L’exercice du pouvoir et la politique sont des drogues dures et celui qui fut maire de Neuilly à 28 ans en est encore lourdement dépendant. Si l’envie de revenir est bel et bien présente, tout est désormais une question de méthode et de timing. L’ancien chef de l’Etat a une très haute opinion de lui-même et pour lui, seule la crise économique a « plombé » son quinquennat, amputant ses chances de réélection. Il est également craint et il le sait. A commencer par Fillon, Copé et Juppé, ses principaux rivaux pour 2017 qui, il est vrai, ne lui arrivent pas à la cheville. Il est également redouté par François Hollande qui sans l’admettre voit en lui son plus sérieux rival pour les prochaines présidentielles.
Comme François Mitterrand en son temps, Nicolas Sarkozy laisse le temps faire son œuvre et espère que le contexte économico-politique tournera en sa faveur. Le scénario idéal pour lui serait le suivant : échec de la gauche aux municipales et aux Européennes, aggravation de la récession et du chômage, envolée des tensions sociales et forte percée du Front National. Tout cela avec un François Hollande sous perfusion et attaqué de toutes parts. La France deviendrait alors le Titanic sans véritable commandant de bord à la merci des « pirates du FN » et il apparaîtrait comme l’homme providentiel capable de sauver le navire.
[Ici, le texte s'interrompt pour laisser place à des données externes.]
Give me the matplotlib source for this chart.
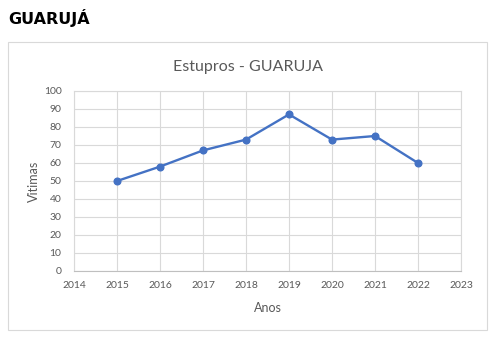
import matplotlib.pyplot as plt
from matplotlib.patches import Rectangle

anos = [2015, 2016, 2017, 2018, 2019, 2020, 2021, 2022]
vitimas = [50, 58, 67, 73, 87, 73, 75, 60]
x_ticks = list(range(2014, 2024))
y_ticks = list(range(0, 101, 10))

plt.rcParams['font.family'] = ['Lato', 'DejaVu Sans']
cinza = '#595959'

fig = plt.figure(figsize=(4.93, 3.38), dpi=100)
fig.patch.set_facecolor('white')

# moldura do grafico
fig.patches.append(Rectangle((8 / 493, 1 - 330 / 338), 479 / 493, 288 / 338,
                             transform=fig.transFigure, fill=False,
                             edgecolor='#d9d9d9', linewidth=0.8))

fig.text(8 / 493, 1 - 18 / 338, 'GUARUJÁ', family='DejaVu Sans',
         fontweight='bold', fontsize=11.5, va='center', ha='left', color='black')
fig.text(248 / 493, 1 - 67 / 338, 'Estupros - GUARUJA', fontsize=11.5,
         color=cinza, ha='center', va='center')

ax = fig.add_axes([74 / 493, 1 - 271 / 338, 387 / 493, 180 / 338])
ax.plot(anos, vitimas, color='#4472C4', linewidth=1.7, marker='o',
        markersize=4.8, zorder=3)

ax.set_xlim(2014, 2023)
ax.set_ylim(0, 100)
ax.set_xticks(x_ticks)
ax.set_yticks(y_ticks)
ax.grid(True, color='#d9d9d9', linewidth=0.8)
ax.set_axisbelow(True)
for s in ax.spines.values():
    s.set_color('#d9d9d9')
    s.set_linewidth(0.8)
ax.spines['bottom'].set_color('#bfbfbf')
ax.tick_params(length=0, labelsize=7.5, labelcolor=cinza)
ax.tick_params(axis='y', pad=9)
ax.tick_params(axis='x', pad=7)

ax.set_xlabel('Anos', fontsize=9, color=cinza, labelpad=9)
ax.set_ylabel('Vitimas', fontsize=9, color=cinza, labelpad=3)

fig.savefig('out.png', dpi=100)
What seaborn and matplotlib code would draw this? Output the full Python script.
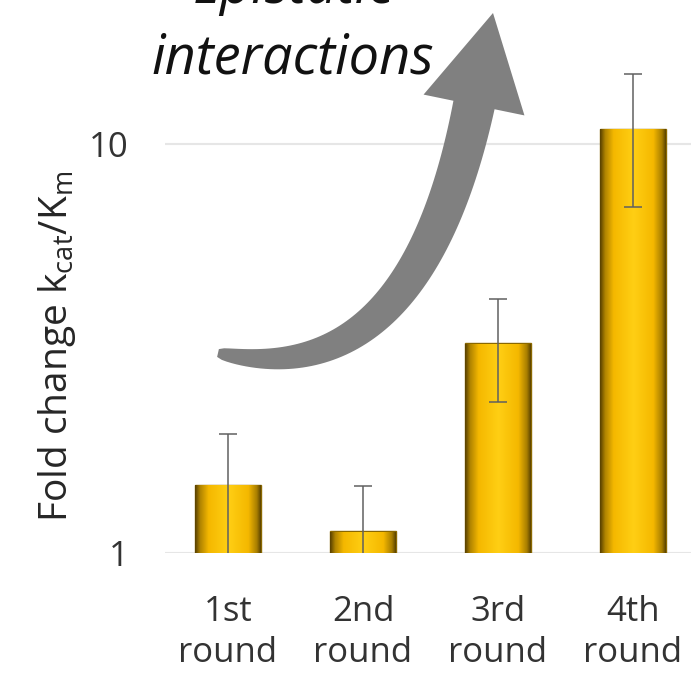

Cependant, il est vrai que le candidat malheureux des dernières présidentielles a un lourd passé pour ne pas dire un passif, que ce soit à propos de ses méthodes ou de son bilan économique, sans parler de la sécurité. Ensuite, il ne faut pas oublier que l’élection de 2012 fut davantage marquée par un rejet de sa personne que par une véritable adhésion à François Hollande. Le désamour des Français à l’égard de l’ancien chef de l’Etat est toujours très profond. Néanmoins, si le scénario évoqué précédemment se réalisait, Sarkozy se retrouverait en position de force. Certes, il est frappé par des affaires et notamment la confirmation de sa mise en examen dans le dossier Bettencourt, mais les Français ont la mémoire courte… La réélection de Jacques Chirac en 2002 l’a prouvé. Nicolas Sarkozy a donc toutes ses chances pour 2017 et il n’a pas fini de s’agiter…
La phrase de la semaine :
« Selon mes informations, des ministères comme l’Equipement ou Bercy n’auront bientôt plus de quoi se payer un taille-crayon. » Du député UMP Gilles Carrez au sujet de la réduction annoncée des dépenses publiques.